Samsung's iPhone pitch comes to life

The Power of One Infographic

All your contact are belong to us

Bada's aspirations aren't limited to applications running on the handset, Samsung sees itself as the perfect identity aggregator with its own social networking infrastructure which then links (server to server) to the various existing systems.

Bada view of the world

All your identities in one place, carefully looked after by Samsung

That provides a standard interface for applications that want to manage social interaction, with the inevitable limitations that such a standard approach implies - exemplified by Bada's refusal to recognise Facebook's "It's Complicated" or "In an Open Relationship", but perhaps the demographic Bada is aimed at doesn't have complicated or open relationships.

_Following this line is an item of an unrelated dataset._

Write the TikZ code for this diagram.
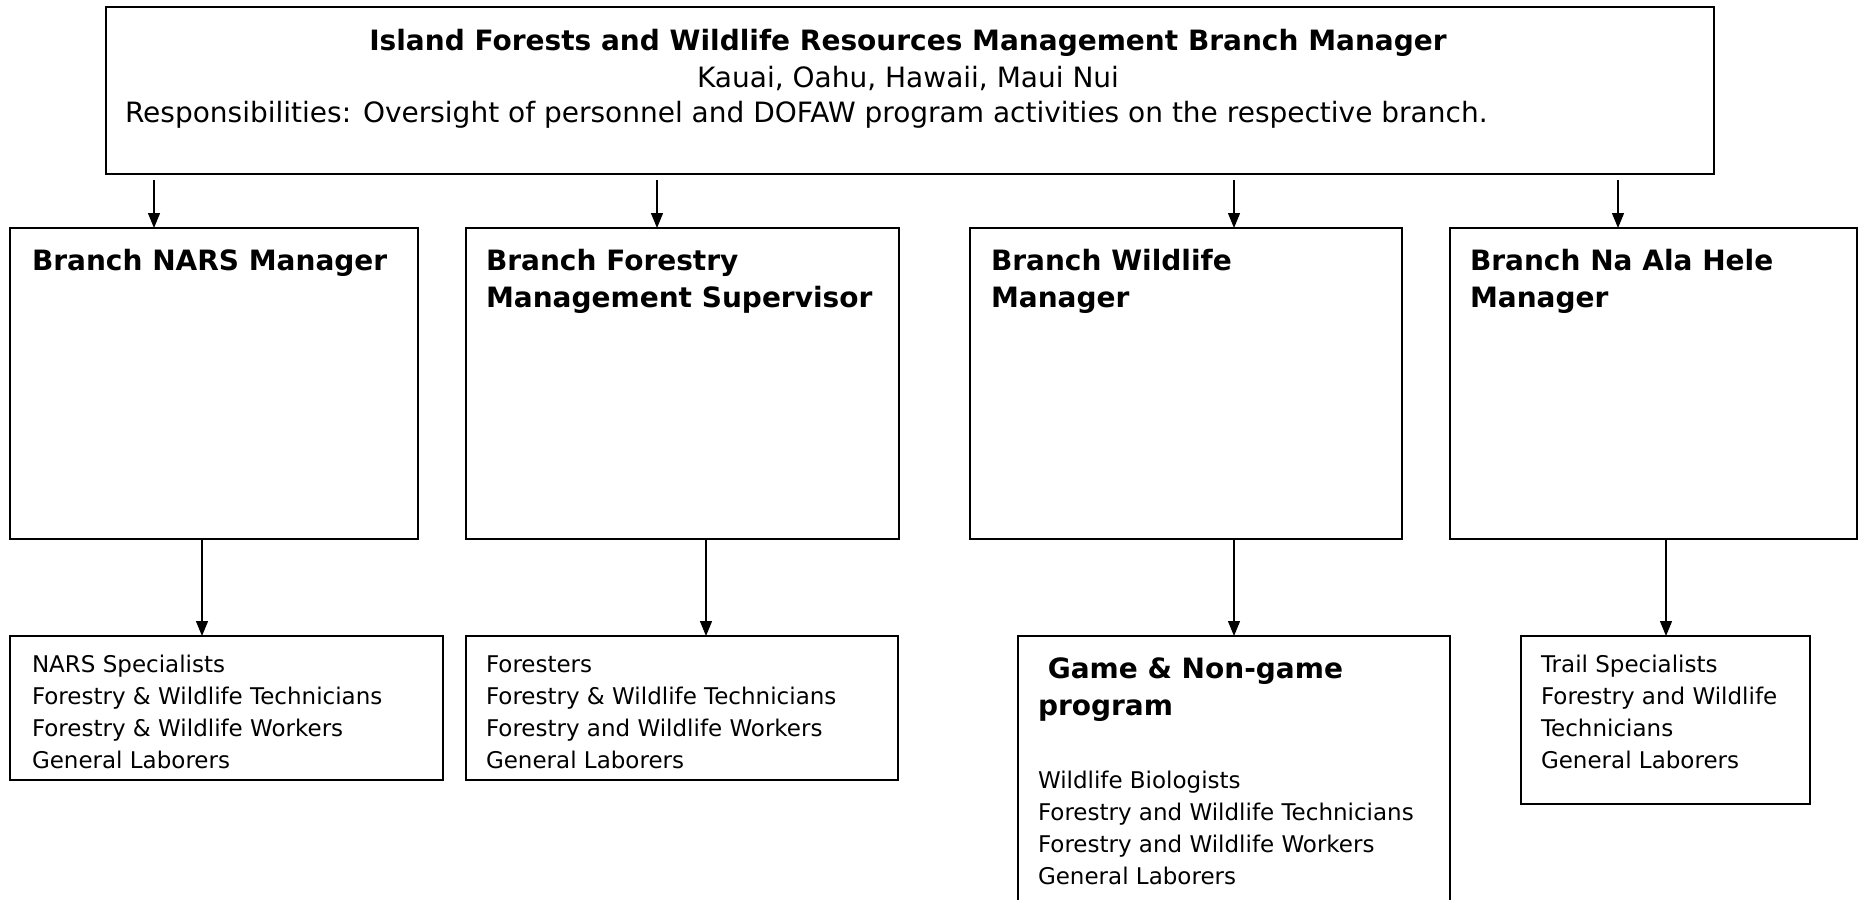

Not that this will be a problem for a while: for the moment the only identity Samsung is aggregating is Twitter (which isn't really aggregating at all - one can't aggregate a single identity - but we'll let that pass). Samsung promises that more platforms will follow real soon, and in the meantime users are welcome to make use of Bada's own social networking system.

That system coexists with all the rest, as the place with which all other identities are synchronised. Within Bada's social network punters can have degrees of friendship; which is nice, and all the normal interactions one would expect to see are supported. But Bada isn't limited to making friends and influencing people - the platform has dedicated APIs for creating notice boards as well as posting content to them, though it's not clear how or if such boards would interact with other social networks.

All of which is typical of the platform - everything you'd expect to see is there, but nothing fires the imagination or opens up new possibilities as one might hope, as demonstrated by the external sensor API. Bada devices can have sensors of proximity, acceleration, location, magnetic north, tilt, proximity and weather (yes, weather, which is automatically sourced from Weather.com).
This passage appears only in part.